Barack Obama, who in part won the Nobel peace prize for his “emphasis on the role that the United Nations and other institutions can play”, similarly dismissed the Security Council’s resolutions as ‘hocus pocus’ as recently as last September. Then, in October, Saudi Arabia announced that it would not take up its hard-won, non-permanent seat on the Security Council, and accused it of ‘double standards’ while demanding its reform before it would participate. The recent past has nevertheless seen some Security Council breakthroughs; two and half years of diplomatic deadlock were broken last September when a deal on Syria’s chemical weapons emerged, and most recently the Security Council authorised an African-led and French-backed peacekeeping force to quell spiralling violence in the Central African Republic. The recent nuclear agreement with Iran was a Security Council-plus exercise, a rare but important success too for Europe and Catherine Ashton, its foreign affairs chief.
But friction remains, and in the words of France’s foreign minister Laurent Fabius, “these positive outcomes cannot hide the fact that, for a long time, the Security Council, constrained by vetoes, was powerless in the face of the Syrian tragedy.” As seen with Libya and UN Resolution 1973, even when the Council reaches a decision, its implementation can be the cause of dispute. In Syria, although an agreement was reached on chemical weapons disarmament, the Security Council has not been able to force peace negotiations or protect civilians. The distrust sowed by the action taken in Libya has led to inaction in Syria, with non-Western Security Council members seeing any action as the thin end of the wedge.
For the gridlock to be broken the Security Council must be reborn as a forum for co-operation and dialogue that existing members such as Russia and China can trust and invest in. This will only happen when the Security Council is more representative of the balance of power in today’s world.

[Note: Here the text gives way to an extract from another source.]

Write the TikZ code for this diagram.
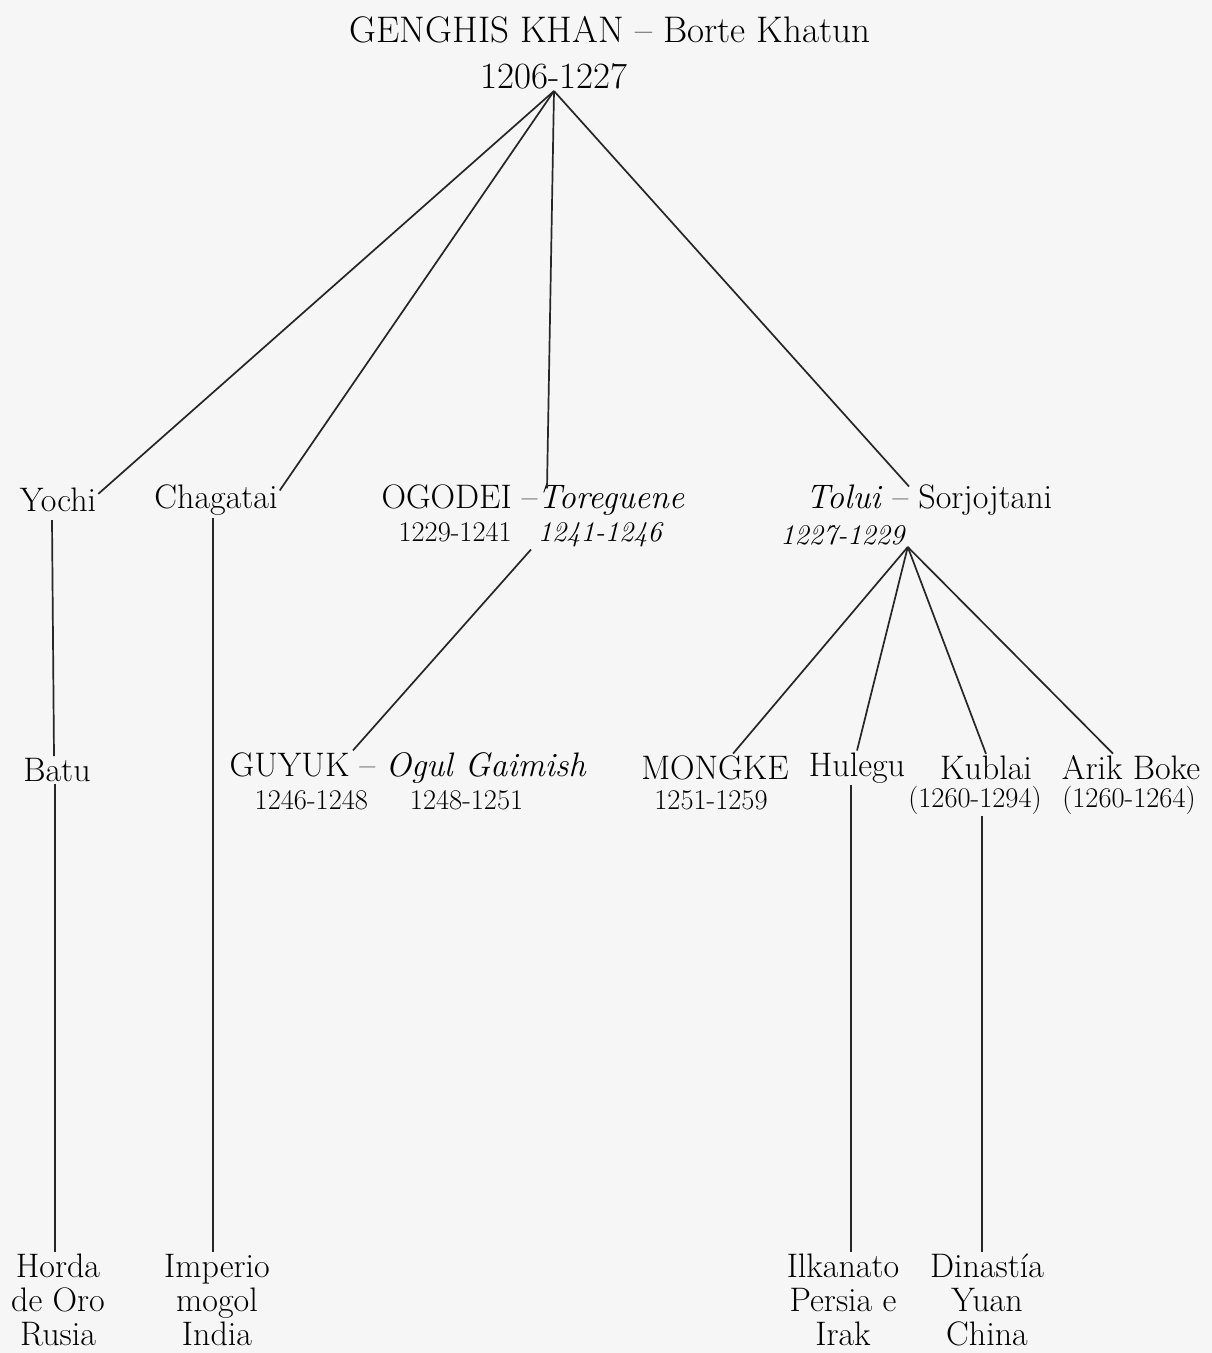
\documentclass[tikz,border=0pt]{standalone}
\usetikzlibrary{positioning}

\definecolor{paper}{RGB}{246,246,246}

\begin{document}
\begin{tikzpicture}[
  x=1pt, y=-1pt,
  person/.style={font=\fontsize{34}{36}\selectfont, inner sep=2pt},
  yrs/.style={font=\fontsize{28.5}{31}\selectfont, inner sep=2pt},
  realm/.style={font=\fontsize{34}{34}\selectfont, align=center, inner sep=2pt},
  kin/.style={line width=1.7pt, draw=black!85}
]

\fill[paper] (0,0) rectangle (1212,1353);
\useasboundingbox (0,0) rectangle (1212,1353);

% --- founder couple ---
\node[person, font=\fontsize{37}{40}\selectfont] (gk) at (610,30) {GENGHIS KHAN -- Borte Khatun};
\node[yrs, font=\fontsize{37}{40}\selectfont] (gkd) at (554,76) {1206-1227};

% --- sons ---
\node[person] (yochi)    at (58,500)  {Yochi};
\node[person] (chagatai) at (216,500) {Chagatai};
\node[person] (ogodei)   at (533,500) {OGODEI --\textit{Toreguene}};
\node[yrs]    (ogd)      at (531,535) {1229-1241\hspace{26pt}\textit{1241-1246}};
\node[person] (tolui)    at (929,500) {\textit{Tolui} -- Sorjojtani};
\node[yrs]    (toluid)   at (843,535) {\textit{1227-1229}};

% --- grandsons ---
\node[person] (batu)    at (57,770)   {Batu};
\node[person] (guyuk)   at (408,768)  {GUYUK -- \textit{Ogul Gaimish}};
\node[yrs]    (guyd)    at (389,800)  {1246-1248\hspace{42pt}1248-1251};
\node[person] (mongke)  at (715,768)  {MONGKE};
\node[yrs]    (mongked) at (711,800)  {1251-1259};
\node[person] (hulegu)  at (857,768)  {Hulegu};
\node[person] (kublai)  at (986,768)  {Kublai};
\node[yrs]    (kublaid) at (975,800)  {(1260-1294)};
\node[person] (arik)    at (1131,768) {Arik Boke};
\node[yrs]    (arikd)   at (1129,800) {(1260-1264)};

% --- realms ---
\node[realm] (horda)    at (58,1300)  {Horda\\de Oro\\Rusia};
\node[realm] (imperio)  at (217,1300) {Imperio\\mogol\\India};
\node[realm] (ilkanato) at (843,1300) {Ilkanato\\Persia e\\Irak};
\node[realm] (dinastia) at (987,1300) {Dinastía\\Yuan\\China};

% Genghis Khan -> sons
\draw[kin] (gkd.south) -- ([yshift=-8pt]yochi.north east);
\draw[kin] (gkd.south) -- ([yshift=-8pt]chagatai.north east);
\draw[kin] (gkd.south) -- ([xshift=14pt,yshift=-6pt]ogodei.north);
\draw[kin] (gkd.south) -- ([xshift=-20pt,yshift=-4pt]tolui.north);

% Ogodei -> Guyuk
\draw[kin] (ogd.south) -- ([xshift=-55pt]guyuk.north);

% Tolui -> his sons
\draw[kin] (toluid.south east) -- ([xshift=18pt]mongke.north);
\draw[kin] (toluid.south east) -- (hulegu.north);
\draw[kin] (toluid.south east) -- (kublai.north);
\draw[kin] (toluid.south east) -- ([xshift=-18pt]arik.north);

% lines of descent down to the realms
\draw[kin] ([xshift=-6pt,yshift=-6pt]yochi.south) -- ([xshift=-3pt]batu.north);
\draw[kin] ([xshift=-2pt]batu.south) -- ([xshift=-3pt]horda.north);
\draw[kin] ([xshift=-3pt]chagatai.south) -- ([xshift=-3pt]chagatai.south |- imperio.north);
\draw[kin] ([xshift=-6pt]hulegu.south) -- ([xshift=-6pt]hulegu.south |- ilkanato.north);
\draw[kin] ([xshift=7pt]kublaid.south) -- ([xshift=7pt]kublaid.south |- dinastia.north);

\end{tikzpicture}
\end{document}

In the seven decades since 1945, membership of the UN has almost quadrupled from 51 to 193 states. The number of permanent members is the same today as when it was created, and the number of non-permanent members has increased from only six to ten. The basic proposal, which remains stuck on the drawing board since the Annan reforms of 2005, is to add six or seven more permanent members – Germany, Japan, India, Brazil and South Africa, plus one more African country. But what exactly would happen to the veto under such a plan is not agreed.
In November 2010, President Obama endorsed India for a permanent seat, and as Security Council reform is only realistic with the full backing of the United States, this was an important step. As a UK minister, I myself came enticingly close in 2009 to getting all the permanent members to commit publicly to Security Council reform, but then the new Obama Administration, fresh in office, pulled back and wanted more time to think about it.
Beyond the U.S., the UK supports widening permanent representation on the Security Council to Germany, Japan, India and Brazil. At least one, and I would say two, representatives from Africa must surely also be appointed, given that a majority of the items on the council’s agenda deal with Africa, and yet the continent has no voice equivalent to a permanent member.
Expanding the Security Council’s permanent membership is not enough. To make the Council work, veto and procedural reform is also needed. The veto’s use is not nearly as widespread as is thought; the Council does most of its business without a veto. It is wielded, though, when the stakes are high. Last October, France’s Laurent Fabius proposed a significant alteration – that the P5 would “voluntarily regulate their right to exercise their veto” in the face of a ‘mass crime’. This crime would be determined by the secretary general at the request of at least 50 member states. This ‘Responsibility Not to Veto’ (RN2V), pushed by human rights advocates is in the eyes of some “subjective, vague and open to interpretation”. Crucially, it doesn’t involve France or any other of the P5 giving anything up in favour of new or non-permanent members.
Requiring two vetoes rather than one may one day be a more realistic approach as it will preserve the balance of power in the Security Council – a prerequisite for the U.S., the UK and other western powers – while enhancing the institution’s legitimacy and representative character. The core objection today would be America’s concern that it alone could no longer veto anti-Israeli resolutions. But if joined by Germany, that might give some reassurance given the latter’s long post-1945 history of single-mindedly protecting the status of Israel in international forums.
But adding Germany may be a bridge too far for the rest of the world, which already considers Europe to be over-represented. This is the calculation Europe needs to make, because making Germany another European power with full privileges, veto and life membership is a deal-breaker for many other countries.
Instead, Europe may want to lead on a different proposal to create a new class of regional members, initially including the current P5, who would enjoy 10-year renewable memberships. The criteria for candidacy (say share of regional GDP, aid and defence spending, etc.) would favour a region’s leading members, even though who those are may shift over time. For instance, there was talk in 1945 of admitting Brazil, and now, it would again deserve membership. But for the decades in between it would not have done. China and the U.S. are unlikely to be unseated, as to do so would leave a large part of global power unrepresented at a fatal cost to the Council’s legitimacy.
So a rotating, renewable regional membership offers greater legitimacy and flexibility of representation. For Europe, such a Council might start with the two incumbents, Britain and France, but come the first election Germany would probably elbow one of them aside. And no doubt Italy or Poland, and perhaps Sweden at the head of a Nordic bloc, will one day press their own claims. It would make for a dynamic, accountable – and democratic – international governance, and an end to the P5 sinecures of representation without accountability.
It takes people to make a marriage and a moment may come when there is new leadership in Brussels and New York. A new European Commission in Brussels will be followed in 2016 by the election of a new UN Secretary General. Many argue it is Europe’s turn to nominate a candidate, and a better UN is surely a good cause for Europe and what it stands for. It might also give Europe and the UN a second honeymoon.